Lately I’ve been thinking about having fun in the classroom. Harry Wong talks a lot about starting the year by procedur-ing students to death (my words obviously, not his). You’re supposed to spend the whole first day teaching the students all the rules and procedures of the classroom, and then you’re supposed to repeat all this throughout the first few weeks. He scares new teachers, telling them “What happens on the first days of school will be an accurate indicator of your success for the rest of the school year.” AHHHHH!!!! Like I’m not under enough pressure, right?
Anyway, you’re not supposed to do anything fun the first days because it gives kids the wrong idea or something. I completely bought into this my first year because I was scared to death of not being in control of my classroom. Really, I bought into everything that people told me, because I wanted something, ANYTHING to cling to.

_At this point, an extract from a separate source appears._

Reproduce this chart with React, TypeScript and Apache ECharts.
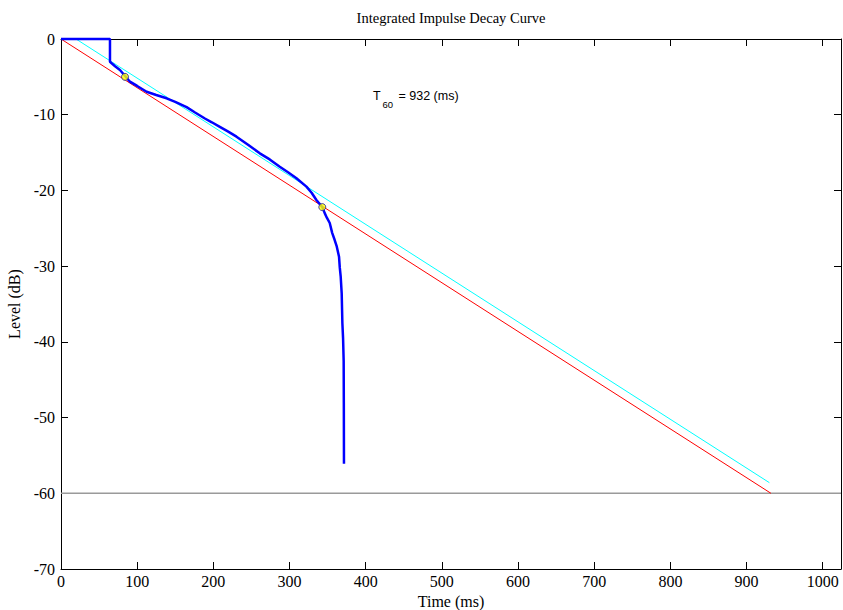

Now that I have a year of teaching under my belt, I have a plan – but it’s my own plan that has to do with my students. Baltimore has a major attendance problem. I want my kids to want to come to school. I want them to leave on the first day and think that their math class was their favorite class – and I want them to keep that attitude throughout the year. Of course I don’t want discipline problems in my classroom, and of course I want there to be certain procedures that we follow, but I don’t think you need to shove that down kids’ throats the first day of school. Especially in high school, when students are shuffling from one class to another to hear teacher after teacher drone on about rules and procedures.
My plan this year is to give my kids a brief overview of the course and go over my one big rule (respecting yourself and others). But then we’re going to do an activity. As things come up, then I’ll introduce the procedures (what to do if you need a pass, calculator usage, etc), but I want to start off with an engaging activity so that kids are into being there.